TRENTON - Some children who play doctor are criminal sex offenders in the eyes of the New Jersey Supreme Court.
The high court ruled yesterday that a 12-year-old boy who experimented with a douche bottle on his younger half brother must register as a sex offender under Megan's Law requirements, even though there was no overt sexual motivation for the crime.
The ruling overturned a lower court decision last year that said the boy - identified in court papers only as T.T. - would not be forced to register with police for life or have his home address and details of the offense publicized because there was no sexual intent to his crime.
"The concern was the breadth of that ruling," said Warren County Assistant Prosecutor Howard A. McGinn, who argued the case for the state. "You take that ruling and run with it and a lot of rapists would not be subject to Megan's Law because there are not necessarily sexual motivations in a lot of these crimes."
T.T. pleaded guilty to aggravated sexual assault for using a douche bottle on the 6-year-old and then on himself in January 2000. It was reported to authorities after the younger boy told his mother about the incident.
According to court records, neither child directly touched any part of the other's body and nothing similar had ever occurred before.
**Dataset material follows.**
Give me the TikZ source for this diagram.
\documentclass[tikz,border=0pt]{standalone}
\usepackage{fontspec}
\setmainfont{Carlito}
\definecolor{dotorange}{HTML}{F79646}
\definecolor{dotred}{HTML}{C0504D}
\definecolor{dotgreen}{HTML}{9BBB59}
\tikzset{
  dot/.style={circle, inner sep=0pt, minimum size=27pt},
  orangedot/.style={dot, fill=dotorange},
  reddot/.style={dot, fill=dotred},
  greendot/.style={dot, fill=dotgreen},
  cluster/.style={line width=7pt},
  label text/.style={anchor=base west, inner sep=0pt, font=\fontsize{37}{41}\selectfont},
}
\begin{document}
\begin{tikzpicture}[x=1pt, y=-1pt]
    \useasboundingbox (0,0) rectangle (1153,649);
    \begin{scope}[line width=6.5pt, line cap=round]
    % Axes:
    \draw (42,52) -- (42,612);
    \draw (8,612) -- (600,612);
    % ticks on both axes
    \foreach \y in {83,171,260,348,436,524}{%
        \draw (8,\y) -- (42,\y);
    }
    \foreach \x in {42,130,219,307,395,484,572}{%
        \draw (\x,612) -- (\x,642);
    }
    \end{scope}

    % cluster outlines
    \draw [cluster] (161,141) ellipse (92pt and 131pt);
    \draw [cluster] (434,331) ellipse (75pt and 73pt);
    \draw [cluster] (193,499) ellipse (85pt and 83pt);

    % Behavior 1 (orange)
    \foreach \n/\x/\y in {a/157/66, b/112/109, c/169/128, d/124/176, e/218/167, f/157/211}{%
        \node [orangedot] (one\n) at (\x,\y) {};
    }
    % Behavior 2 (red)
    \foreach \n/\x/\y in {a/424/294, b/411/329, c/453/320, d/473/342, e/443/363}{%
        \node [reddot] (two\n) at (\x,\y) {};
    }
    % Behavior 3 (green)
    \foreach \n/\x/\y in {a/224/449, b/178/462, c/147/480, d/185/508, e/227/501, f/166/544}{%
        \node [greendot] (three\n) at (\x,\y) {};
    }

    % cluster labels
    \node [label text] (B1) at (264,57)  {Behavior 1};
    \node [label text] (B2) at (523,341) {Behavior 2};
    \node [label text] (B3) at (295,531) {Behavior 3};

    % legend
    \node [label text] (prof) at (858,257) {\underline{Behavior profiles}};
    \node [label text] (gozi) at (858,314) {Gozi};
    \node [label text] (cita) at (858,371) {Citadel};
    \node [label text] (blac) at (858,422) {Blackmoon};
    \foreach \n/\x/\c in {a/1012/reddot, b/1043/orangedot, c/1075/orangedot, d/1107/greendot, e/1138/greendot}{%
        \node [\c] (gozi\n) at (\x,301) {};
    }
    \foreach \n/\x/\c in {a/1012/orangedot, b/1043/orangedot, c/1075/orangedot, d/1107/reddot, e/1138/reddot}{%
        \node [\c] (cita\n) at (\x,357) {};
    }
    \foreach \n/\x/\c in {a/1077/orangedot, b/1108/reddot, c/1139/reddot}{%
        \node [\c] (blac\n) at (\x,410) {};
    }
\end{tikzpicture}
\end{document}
When asked why he did it, T.T. responded, "I don't know," court records show.
T.T. was sentenced to 72 days in a youth facility and three years of probation. He was 13 when he registered as a sex offender.
The boy's attorney argued that Megan's Law requirements should only apply if the minor's conduct had an element of "sexual motivation." But the high court determined that once there is penetration, the act is considered sexual.
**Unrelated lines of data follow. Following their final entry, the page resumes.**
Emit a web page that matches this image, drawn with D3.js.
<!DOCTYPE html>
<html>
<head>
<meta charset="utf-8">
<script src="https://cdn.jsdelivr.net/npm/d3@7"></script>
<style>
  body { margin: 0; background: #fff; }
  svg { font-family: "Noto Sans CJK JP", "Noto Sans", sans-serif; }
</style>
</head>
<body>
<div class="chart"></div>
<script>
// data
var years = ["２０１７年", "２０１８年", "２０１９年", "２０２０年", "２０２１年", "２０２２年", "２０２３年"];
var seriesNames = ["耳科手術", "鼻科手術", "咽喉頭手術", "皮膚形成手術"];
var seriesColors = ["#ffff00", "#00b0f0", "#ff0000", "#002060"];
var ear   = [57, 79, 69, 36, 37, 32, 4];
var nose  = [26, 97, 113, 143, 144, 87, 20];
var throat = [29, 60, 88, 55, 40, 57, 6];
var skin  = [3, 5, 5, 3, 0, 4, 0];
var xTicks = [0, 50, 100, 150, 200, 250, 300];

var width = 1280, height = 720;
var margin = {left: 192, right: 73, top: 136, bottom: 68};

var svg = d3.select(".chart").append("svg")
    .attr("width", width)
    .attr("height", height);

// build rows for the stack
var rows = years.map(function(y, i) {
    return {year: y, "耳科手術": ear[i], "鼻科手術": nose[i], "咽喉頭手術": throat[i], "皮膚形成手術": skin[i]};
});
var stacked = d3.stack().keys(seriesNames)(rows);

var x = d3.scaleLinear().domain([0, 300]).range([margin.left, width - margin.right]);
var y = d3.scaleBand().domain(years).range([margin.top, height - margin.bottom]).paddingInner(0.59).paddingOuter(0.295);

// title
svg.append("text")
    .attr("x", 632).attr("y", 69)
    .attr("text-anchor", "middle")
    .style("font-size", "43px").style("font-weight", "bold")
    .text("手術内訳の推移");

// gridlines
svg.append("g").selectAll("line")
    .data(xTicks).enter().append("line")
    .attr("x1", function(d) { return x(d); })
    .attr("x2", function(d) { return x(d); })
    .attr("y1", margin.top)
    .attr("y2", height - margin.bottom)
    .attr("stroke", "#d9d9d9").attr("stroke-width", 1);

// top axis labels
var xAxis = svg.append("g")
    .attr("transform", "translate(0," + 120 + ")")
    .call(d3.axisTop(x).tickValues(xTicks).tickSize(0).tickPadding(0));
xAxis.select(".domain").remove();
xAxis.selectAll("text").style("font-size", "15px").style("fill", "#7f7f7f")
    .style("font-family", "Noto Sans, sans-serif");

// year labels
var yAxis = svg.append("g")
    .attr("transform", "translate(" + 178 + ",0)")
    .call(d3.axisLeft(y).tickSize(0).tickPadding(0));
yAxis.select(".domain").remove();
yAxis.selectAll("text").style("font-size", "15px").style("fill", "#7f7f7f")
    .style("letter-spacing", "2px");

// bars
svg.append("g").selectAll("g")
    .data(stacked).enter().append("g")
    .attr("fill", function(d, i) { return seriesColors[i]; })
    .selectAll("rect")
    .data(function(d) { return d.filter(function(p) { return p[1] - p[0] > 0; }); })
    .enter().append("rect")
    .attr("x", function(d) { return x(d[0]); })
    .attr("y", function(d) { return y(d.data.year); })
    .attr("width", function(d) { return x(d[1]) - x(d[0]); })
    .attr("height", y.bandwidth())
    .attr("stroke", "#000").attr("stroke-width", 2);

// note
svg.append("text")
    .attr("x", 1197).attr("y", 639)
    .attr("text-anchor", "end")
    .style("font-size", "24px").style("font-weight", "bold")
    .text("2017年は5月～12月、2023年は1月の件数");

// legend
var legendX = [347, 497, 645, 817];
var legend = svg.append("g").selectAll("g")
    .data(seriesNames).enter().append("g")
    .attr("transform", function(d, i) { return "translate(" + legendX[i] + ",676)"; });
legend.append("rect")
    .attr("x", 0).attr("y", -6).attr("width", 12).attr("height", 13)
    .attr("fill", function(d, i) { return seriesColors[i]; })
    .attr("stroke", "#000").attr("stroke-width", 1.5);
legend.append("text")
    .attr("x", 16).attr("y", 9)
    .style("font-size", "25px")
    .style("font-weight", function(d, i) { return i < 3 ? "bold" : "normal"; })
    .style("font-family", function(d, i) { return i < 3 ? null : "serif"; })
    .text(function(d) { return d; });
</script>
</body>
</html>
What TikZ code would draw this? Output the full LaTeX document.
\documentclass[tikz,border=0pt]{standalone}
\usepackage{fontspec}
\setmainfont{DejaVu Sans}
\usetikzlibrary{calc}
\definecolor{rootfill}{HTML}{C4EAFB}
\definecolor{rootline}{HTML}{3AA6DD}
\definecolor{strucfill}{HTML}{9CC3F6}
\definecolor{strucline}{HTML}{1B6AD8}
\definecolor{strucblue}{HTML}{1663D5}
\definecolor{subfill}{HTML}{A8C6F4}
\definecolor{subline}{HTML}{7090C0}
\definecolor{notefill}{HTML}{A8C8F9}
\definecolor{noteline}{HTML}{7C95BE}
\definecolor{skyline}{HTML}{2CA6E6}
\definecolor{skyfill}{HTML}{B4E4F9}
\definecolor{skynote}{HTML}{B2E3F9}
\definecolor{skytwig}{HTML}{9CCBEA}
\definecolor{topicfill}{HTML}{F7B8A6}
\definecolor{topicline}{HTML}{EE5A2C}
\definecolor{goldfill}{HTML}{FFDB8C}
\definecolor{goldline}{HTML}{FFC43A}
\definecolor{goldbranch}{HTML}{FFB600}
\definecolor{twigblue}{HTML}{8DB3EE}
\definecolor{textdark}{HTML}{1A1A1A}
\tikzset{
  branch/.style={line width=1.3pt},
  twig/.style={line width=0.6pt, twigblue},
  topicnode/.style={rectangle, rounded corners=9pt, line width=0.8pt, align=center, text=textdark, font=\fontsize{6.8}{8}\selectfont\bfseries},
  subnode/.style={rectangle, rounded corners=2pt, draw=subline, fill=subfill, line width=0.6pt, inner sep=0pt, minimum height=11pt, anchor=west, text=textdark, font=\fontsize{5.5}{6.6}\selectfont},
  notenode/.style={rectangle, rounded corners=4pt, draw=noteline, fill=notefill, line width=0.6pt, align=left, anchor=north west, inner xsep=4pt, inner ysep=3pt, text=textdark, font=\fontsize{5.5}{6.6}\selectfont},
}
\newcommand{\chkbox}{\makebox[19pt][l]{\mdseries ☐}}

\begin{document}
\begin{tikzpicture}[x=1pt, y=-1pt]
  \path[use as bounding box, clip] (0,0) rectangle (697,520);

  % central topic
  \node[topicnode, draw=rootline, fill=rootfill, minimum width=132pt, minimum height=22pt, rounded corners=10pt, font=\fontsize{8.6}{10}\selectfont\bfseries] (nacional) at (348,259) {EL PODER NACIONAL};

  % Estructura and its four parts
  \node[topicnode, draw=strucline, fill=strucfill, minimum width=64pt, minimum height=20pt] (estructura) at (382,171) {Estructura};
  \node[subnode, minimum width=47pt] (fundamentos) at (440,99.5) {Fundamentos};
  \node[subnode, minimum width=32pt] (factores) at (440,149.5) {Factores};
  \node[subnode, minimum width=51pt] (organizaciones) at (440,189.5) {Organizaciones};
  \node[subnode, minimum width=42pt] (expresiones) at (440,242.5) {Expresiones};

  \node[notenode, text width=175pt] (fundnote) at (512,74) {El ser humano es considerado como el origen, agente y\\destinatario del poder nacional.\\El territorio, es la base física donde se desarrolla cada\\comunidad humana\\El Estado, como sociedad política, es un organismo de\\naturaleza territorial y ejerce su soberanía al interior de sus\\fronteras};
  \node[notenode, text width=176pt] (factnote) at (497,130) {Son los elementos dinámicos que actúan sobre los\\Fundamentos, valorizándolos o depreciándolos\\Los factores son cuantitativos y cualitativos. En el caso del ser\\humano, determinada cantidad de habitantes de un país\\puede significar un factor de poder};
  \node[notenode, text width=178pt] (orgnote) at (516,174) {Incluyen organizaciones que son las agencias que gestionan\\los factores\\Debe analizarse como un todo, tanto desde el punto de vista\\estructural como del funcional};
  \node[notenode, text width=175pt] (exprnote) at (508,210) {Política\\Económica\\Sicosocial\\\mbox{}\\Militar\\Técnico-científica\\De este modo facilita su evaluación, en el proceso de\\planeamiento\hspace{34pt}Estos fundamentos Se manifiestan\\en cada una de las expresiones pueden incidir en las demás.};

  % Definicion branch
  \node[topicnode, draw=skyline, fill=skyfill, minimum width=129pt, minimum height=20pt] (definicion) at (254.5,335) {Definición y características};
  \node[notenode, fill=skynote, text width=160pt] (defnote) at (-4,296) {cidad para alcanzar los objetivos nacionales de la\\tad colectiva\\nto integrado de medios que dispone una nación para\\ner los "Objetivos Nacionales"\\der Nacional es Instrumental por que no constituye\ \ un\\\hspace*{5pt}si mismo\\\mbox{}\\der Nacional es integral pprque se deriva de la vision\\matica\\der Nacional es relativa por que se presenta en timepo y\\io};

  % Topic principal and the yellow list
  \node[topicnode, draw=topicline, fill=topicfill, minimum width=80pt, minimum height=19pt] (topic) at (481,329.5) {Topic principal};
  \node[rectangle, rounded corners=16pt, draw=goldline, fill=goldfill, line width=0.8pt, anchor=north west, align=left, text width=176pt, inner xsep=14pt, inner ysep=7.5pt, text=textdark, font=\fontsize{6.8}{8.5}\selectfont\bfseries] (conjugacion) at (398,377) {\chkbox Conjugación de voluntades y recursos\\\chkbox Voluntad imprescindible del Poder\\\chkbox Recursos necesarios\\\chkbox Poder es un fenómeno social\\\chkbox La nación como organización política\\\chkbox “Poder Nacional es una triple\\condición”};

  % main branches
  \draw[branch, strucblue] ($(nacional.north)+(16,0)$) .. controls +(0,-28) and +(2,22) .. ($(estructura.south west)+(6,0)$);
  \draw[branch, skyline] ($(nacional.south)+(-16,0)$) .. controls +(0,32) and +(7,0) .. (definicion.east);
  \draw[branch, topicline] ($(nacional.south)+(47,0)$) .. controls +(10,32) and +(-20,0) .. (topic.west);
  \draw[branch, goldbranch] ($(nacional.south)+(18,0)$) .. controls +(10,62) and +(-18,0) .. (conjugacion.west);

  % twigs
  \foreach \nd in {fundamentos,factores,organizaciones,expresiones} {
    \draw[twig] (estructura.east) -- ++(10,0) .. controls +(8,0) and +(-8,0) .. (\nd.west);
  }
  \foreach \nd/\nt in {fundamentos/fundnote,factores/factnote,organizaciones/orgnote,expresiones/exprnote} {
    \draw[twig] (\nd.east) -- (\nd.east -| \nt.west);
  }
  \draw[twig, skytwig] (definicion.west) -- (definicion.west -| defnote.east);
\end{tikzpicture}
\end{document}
"By its very terms, Megan's Law extends beyond purely sexual offenses and sweeps in other offenders who target children," the court said in its unanimous opinion. "Thus, although the Legislature has used the term 'sex offender' as a catchall description for all those who commit Megan's Law offenses, the statute specifically denominates certain acts that have no sexual component as 'sex offenses' subject to its purview."
Though the ruling means Megan's Law still applies to T.T., who is now 19, he can avoid being a lifelong registered sex offender if he can prove he is not likely to reoffend.
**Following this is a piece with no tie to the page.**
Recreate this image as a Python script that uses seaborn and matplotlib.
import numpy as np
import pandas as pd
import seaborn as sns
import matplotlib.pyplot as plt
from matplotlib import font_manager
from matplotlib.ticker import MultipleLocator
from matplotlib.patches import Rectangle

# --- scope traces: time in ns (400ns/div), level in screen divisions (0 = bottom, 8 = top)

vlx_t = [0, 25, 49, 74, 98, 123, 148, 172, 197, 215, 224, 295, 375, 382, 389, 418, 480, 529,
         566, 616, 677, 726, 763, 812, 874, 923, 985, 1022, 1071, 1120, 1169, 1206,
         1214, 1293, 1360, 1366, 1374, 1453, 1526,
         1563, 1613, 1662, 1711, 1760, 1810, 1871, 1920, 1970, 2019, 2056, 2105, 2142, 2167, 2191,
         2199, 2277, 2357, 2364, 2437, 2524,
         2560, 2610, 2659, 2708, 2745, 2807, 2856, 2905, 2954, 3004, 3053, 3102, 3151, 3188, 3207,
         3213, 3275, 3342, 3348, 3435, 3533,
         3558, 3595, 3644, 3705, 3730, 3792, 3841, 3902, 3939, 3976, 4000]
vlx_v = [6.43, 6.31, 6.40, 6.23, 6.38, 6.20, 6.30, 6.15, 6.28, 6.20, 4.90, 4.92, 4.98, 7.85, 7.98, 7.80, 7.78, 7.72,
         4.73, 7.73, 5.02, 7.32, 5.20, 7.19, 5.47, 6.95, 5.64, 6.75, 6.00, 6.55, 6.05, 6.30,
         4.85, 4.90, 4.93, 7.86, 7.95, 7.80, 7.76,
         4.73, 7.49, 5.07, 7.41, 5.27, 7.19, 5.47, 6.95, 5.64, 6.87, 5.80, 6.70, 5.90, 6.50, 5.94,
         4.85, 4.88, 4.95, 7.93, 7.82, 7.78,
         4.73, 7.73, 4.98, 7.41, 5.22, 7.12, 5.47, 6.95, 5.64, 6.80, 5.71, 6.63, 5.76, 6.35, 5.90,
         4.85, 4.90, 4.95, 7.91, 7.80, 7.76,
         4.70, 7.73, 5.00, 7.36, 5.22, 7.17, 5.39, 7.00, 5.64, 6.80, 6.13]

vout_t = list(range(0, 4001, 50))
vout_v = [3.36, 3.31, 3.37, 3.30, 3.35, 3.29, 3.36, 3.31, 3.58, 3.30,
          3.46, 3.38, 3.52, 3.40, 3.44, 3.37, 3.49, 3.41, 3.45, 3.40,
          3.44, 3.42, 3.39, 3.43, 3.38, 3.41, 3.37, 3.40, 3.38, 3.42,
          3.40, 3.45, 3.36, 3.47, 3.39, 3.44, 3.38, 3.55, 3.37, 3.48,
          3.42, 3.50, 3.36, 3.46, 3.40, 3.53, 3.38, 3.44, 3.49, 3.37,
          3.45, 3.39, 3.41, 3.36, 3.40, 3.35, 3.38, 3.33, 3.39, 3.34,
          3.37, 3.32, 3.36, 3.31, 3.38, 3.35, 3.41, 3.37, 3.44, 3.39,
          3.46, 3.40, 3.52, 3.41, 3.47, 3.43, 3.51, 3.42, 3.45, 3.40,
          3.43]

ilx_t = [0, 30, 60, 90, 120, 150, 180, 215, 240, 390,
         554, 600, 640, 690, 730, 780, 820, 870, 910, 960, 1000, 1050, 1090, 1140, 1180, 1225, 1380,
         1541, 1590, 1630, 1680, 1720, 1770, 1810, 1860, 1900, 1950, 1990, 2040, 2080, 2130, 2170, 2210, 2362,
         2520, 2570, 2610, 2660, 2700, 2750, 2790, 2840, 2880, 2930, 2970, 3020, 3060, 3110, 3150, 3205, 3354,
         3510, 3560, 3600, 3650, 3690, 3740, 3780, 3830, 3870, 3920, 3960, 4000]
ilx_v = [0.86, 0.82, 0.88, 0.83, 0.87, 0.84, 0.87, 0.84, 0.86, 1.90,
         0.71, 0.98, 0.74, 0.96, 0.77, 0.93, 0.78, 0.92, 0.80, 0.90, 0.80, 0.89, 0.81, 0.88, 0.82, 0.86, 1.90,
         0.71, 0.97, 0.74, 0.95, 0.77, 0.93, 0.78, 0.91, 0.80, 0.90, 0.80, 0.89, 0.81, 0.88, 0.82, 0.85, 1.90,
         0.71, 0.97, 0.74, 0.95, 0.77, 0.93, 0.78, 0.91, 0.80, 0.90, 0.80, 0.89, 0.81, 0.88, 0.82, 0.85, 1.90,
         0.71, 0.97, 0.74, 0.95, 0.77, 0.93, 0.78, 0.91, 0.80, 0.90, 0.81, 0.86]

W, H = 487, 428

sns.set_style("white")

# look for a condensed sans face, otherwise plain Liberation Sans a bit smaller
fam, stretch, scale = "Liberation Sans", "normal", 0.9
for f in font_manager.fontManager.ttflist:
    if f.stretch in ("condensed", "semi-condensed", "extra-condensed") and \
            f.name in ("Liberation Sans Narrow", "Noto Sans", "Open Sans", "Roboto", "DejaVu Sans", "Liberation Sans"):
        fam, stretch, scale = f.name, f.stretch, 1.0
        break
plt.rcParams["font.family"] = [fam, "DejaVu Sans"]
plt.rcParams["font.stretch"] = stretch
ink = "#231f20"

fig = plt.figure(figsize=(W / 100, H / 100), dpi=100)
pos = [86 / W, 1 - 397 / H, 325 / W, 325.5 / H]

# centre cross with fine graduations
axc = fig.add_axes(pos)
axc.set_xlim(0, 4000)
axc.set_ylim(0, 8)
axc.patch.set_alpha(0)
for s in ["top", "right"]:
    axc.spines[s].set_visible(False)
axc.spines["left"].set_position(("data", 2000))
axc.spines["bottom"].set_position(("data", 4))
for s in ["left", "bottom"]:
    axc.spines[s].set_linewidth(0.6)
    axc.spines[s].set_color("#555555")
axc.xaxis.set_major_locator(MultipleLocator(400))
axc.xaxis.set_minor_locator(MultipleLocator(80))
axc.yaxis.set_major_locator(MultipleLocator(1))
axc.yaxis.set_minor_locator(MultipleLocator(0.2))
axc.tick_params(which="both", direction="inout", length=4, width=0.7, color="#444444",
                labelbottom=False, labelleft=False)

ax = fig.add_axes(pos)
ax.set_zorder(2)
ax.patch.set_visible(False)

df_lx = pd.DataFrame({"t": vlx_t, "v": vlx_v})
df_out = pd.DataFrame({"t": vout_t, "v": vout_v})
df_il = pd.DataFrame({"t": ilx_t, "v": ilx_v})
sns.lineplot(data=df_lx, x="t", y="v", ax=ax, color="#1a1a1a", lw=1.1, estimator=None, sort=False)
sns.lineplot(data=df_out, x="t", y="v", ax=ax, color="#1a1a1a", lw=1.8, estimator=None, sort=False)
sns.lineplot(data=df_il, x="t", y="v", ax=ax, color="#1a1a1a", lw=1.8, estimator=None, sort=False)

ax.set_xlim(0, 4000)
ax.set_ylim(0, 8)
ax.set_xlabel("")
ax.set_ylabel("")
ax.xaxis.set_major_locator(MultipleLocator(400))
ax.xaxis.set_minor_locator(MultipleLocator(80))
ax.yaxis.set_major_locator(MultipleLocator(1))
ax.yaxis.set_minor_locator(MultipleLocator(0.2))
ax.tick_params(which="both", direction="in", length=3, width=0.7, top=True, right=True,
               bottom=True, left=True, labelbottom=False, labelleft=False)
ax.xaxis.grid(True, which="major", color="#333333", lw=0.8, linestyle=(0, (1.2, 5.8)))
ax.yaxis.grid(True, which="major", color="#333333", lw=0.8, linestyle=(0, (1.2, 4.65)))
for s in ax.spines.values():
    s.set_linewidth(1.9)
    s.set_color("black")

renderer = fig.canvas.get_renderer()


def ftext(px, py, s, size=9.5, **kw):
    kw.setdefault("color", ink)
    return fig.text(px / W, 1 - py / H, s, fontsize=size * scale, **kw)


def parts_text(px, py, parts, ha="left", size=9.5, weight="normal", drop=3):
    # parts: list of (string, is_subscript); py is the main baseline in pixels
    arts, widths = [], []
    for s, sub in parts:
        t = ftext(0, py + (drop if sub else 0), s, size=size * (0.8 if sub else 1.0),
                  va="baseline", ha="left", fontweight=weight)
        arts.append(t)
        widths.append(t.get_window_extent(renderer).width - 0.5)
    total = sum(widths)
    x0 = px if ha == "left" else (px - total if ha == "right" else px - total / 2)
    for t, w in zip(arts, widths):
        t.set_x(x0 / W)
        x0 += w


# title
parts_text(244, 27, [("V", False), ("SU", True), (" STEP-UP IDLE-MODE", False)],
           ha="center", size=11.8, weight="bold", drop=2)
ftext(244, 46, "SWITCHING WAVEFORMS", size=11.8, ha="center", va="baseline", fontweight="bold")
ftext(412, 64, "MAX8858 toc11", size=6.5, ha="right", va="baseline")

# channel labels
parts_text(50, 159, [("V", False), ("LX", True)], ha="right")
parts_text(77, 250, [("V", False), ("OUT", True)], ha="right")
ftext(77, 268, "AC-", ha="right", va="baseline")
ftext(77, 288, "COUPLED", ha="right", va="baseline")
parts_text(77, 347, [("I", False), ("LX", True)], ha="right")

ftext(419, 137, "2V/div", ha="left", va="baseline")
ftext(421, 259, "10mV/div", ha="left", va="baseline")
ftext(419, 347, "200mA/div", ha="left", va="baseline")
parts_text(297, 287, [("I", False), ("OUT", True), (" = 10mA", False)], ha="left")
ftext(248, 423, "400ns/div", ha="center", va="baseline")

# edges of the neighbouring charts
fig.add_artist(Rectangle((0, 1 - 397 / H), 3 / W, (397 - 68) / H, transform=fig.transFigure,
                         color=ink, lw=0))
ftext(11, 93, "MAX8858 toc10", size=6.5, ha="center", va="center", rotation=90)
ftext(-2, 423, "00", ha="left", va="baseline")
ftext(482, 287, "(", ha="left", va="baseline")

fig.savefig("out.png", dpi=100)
The court also recognized that T.T. was less likely to reoffend and may qualify for the least onerous level of registration because of the "intra-familial nature of his offense."
Defense attorneys have long argued that increasing punishments for sex crimes, while appropriate for adults, have turned some cases of sexual experimentation by juveniles into crimes and that Megan's Law requirements can make lifetime registered sex offenders of confused youngsters.
"Maybe a criminal response is not always the appropriate response, maybe sometimes a therapeutic one is," said Tom Rosenthal, a spokesman for the state Public Defender's Office, which represented T.T.
However, Rosenthal called yesterday's ruling a "thoughtful refinement" because the court recognized the specifics of the case rather than using "a broad brush to criminal sexual development."
Jack Furlong, a defense attorney who represents sex offenders, said he was flabbergasted at how the case ever made it to court.
"This is a classic case of lawyers and judges breaking down at every critical stage of this boy's life," Furlong said. "He should not have been in the criminal system from day one, and he should not be in the Megan's Law registration now."